Tänzerisch ergänzen sich die Protagonisten. Bubeníček als Partner kann die Hamilton schweben lassen. Von ihm gehalten vollführt sie diese für MacMillan so typischen Bewegungen der Füße knapp über dem Boden, als liefe sie in der Luft. Im letzten Pas de deux wenn sie mehrmals in die Höhe geworfen wird, sich rasch in der Luft dreht und sanft aufgefangen wird – da hält man schon den Atem an. Bubeníček, dessen dramatische Präsenz außer Frage steht, gewinnt im Verlauf des Abends immer mehr an tänzerischer Dynamik, minimale Irritationen zu Beginn mögen der außergewöhnlichen Situation geschuldet sein, am Ende hat man eine Interpretation des Des Grieux von existenzieller Tiefe erlebt. Beide werden für ihre tänzerische und darstellerische Leistung gefeiert.

Diese Aufführung ist bis in die kleinsten Partien höchst angemessen besetzt, unbedingt zu erwähnen ist der Tänzer Denis Veginy als Manons Bruder. Als Betrunkener etwa legt er ein Meisterstück in seinem rasanten Solo hin. Die Fortsetzung folgt sogleich im Pas de deux mit seiner Partnerin, der grandiosen Svetlana Gileva mir ihrer exzellenten Technik – dazu aufmüpfiger Charme und elegante Laszivität. Man sieht es insgesamt: Diese Tänzerinnen und Tänzer beherrschen ihre klassischen Grundlagen und, man merkt es, sie sind auch in der Moderne brillant, bei Forsythe, Godani, Johan Inger, Mats Ek oder Alexander Ekman, der demnächst einen ganzen Abend für die Dresdner kreieren wird.

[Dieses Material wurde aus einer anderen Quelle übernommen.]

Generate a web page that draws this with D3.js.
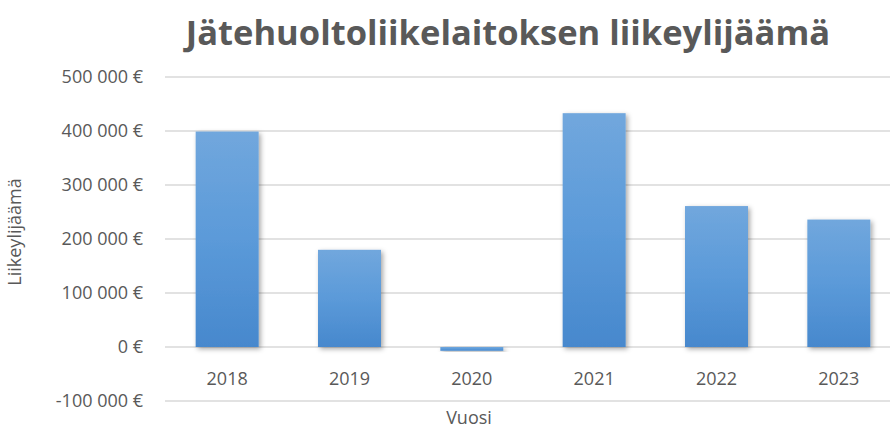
<!DOCTYPE html>
<html>
<head>
<meta charset="utf-8">
<script src="https://cdn.jsdelivr.net/npm/d3@7"></script>
<style>
  body { margin: 0; background: #fff; }
  text { font-family: "Open Sans", "Liberation Sans", sans-serif; fill: #595959; }
</style>
</head>
<body>
<div id="chart"></div>
<script>
// Chart data
const years = ["2018", "2019", "2020", "2021", "2022", "2023"];
const surplus = [399000, 180000, -7000, 433000, 261000, 236000];
const yTicks = [-100000, 0, 100000, 200000, 300000, 400000, 500000];

const W = 890, H = 430;
const plot = { left: 166, right: 900, top: 77, bottom: 401 };

const svg = d3.select("#chart")
  .append("svg")
  .attr("width", W)
  .attr("height", H);

// Gradient and shadow for the bars
const defs = svg.append("defs");
const grad = defs.append("linearGradient")
  .attr("id", "barGrad")
  .attr("x1", 0).attr("y1", 0).attr("x2", 0).attr("y2", 1);
grad.append("stop").attr("offset", "0%").attr("stop-color", "#71a7dd");
grad.append("stop").attr("offset", "50%").attr("stop-color", "#5b9ad9");
grad.append("stop").attr("offset", "100%").attr("stop-color", "#4788cd");

const shadow = defs.append("filter")
  .attr("id", "shadow")
  .attr("x", "-20%").attr("y", "-20%")
  .attr("width", "150%").attr("height", "150%");
shadow.append("feDropShadow")
  .attr("dx", 2).attr("dy", 2)
  .attr("stdDeviation", 2.5)
  .attr("flood-color", "#000")
  .attr("flood-opacity", 0.35);

const x = d3.scaleBand()
  .domain(years)
  .range([plot.left, plot.right])
  .paddingInner(0.485)
  .paddingOuter(0.2425);

const y = d3.scaleLinear()
  .domain([-100000, 500000])
  .range([plot.bottom, plot.top]);

const fmt = v => d3.format(",")(v).replace(/,/g, " ").replace("−", "-") + " €";

// Gridlines
svg.append("g")
  .selectAll("line")
  .data(yTicks)
  .enter()
  .append("line")
  .attr("x1", 165)
  .attr("x2", W)
  .attr("y1", d => y(d))
  .attr("y2", d => y(d))
  .attr("stroke", "#d9d9d9")
  .attr("stroke-width", 1.5);

// Y tick labels
svg.append("g")
  .selectAll("text")
  .data(yTicks)
  .enter()
  .append("text")
  .attr("x", 143)
  .attr("y", d => y(d))
  .attr("dy", "0.35em")
  .attr("text-anchor", "end")
  .style("font-size", "18px")
  .text(d => fmt(d));

// Bars
svg.append("g")
  .selectAll("rect")
  .data(surplus)
  .enter()
  .append("rect")
  .attr("x", (d, i) => x(years[i]))
  .attr("y", d => y(Math.max(0, d)))
  .attr("width", x.bandwidth())
  .attr("height", d => Math.abs(y(d) - y(0)))
  .attr("fill", "url(#barGrad)")
  .attr("filter", "url(#shadow)");

// Category labels
svg.append("g")
  .selectAll("text")
  .data(years)
  .enter()
  .append("text")
  .attr("x", d => x(d) + x.bandwidth() / 2)
  .attr("y", y(0) + 38)
  .attr("text-anchor", "middle")
  .style("font-size", "18px")
  .text(d => d);

// Axis titles
svg.append("text")
  .attr("x", 469)
  .attr("y", 424)
  .attr("text-anchor", "middle")
  .style("font-size", "18px")
  .text("Vuosi");

svg.append("text")
  .attr("transform", "translate(21,232) rotate(-90)")
  .attr("text-anchor", "middle")
  .style("font-size", "18px")
  .text("Liikeylijäämä");

// Title
svg.append("text")
  .attr("x", 508)
  .attr("y", 45)
  .attr("text-anchor", "middle")
  .style("font-size", "34.5px")
  .style("font-weight", "bold")
  .text("Jätehuoltoliikelaitoksen liikeylijäämä");
</script>
</body>
</html>
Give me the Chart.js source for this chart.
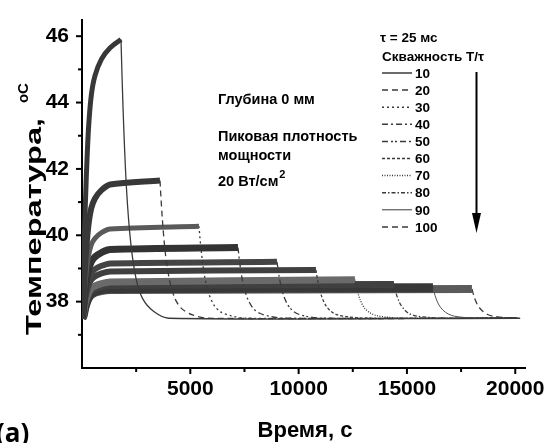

Die Musik von Jules Massenet, hier in der Instrumentierung und in den Arrangements des britischen Dirigenten Martin Yates von 2011, er wird demnächst auch einige Aufführungen in Dresden dirigieren, hat mitunter doch einen Hauch von zweckmäßiger Illustration. Es gibt wiederkehrende Themen, für Manon etwa die Variationen zarter Streicherpassagen mit Harfe und Flöte. Meistens aber fließt der Klang dahin; manchmal wird diese melancholische Melodik von stärker rhythmisch geprägten Einlagen gebrochen; es gibt auch dramatische Zuspitzungen. Aber weil die Bilder des Tanzes, die Emotionen der Protagonisten, die Opulenz der Ausstattung in den Genrebildern und vor allem in der optischen Zurückname der intimen Bilder so stark sind, kann man die Musik wahrnehmen wie in einem Film. Die Mitglieder der Staatskapelle aber können das alles veredeln. Paul Connely, weltweit einer der erfahrensten Ballettdirigenten, atmet gewissermaßen mit den Tänzern. Mit diesem Ballett wird ein weiterer, wichtiger und in dieser Art auch neuer Akzent im stilistisch weit gespannten Repertoire der Kompanie, die Ballettdirektor Aaron S. Watkin in zehn Jahren enorm vorangebracht hat, gesetzt. Nicht zuletzt macht dieser hochemotionale Abend auch deutlich: Die Möglichkeiten des klassischen, bzw. neoklassischen Tanzes sind längst nicht ausgereizt.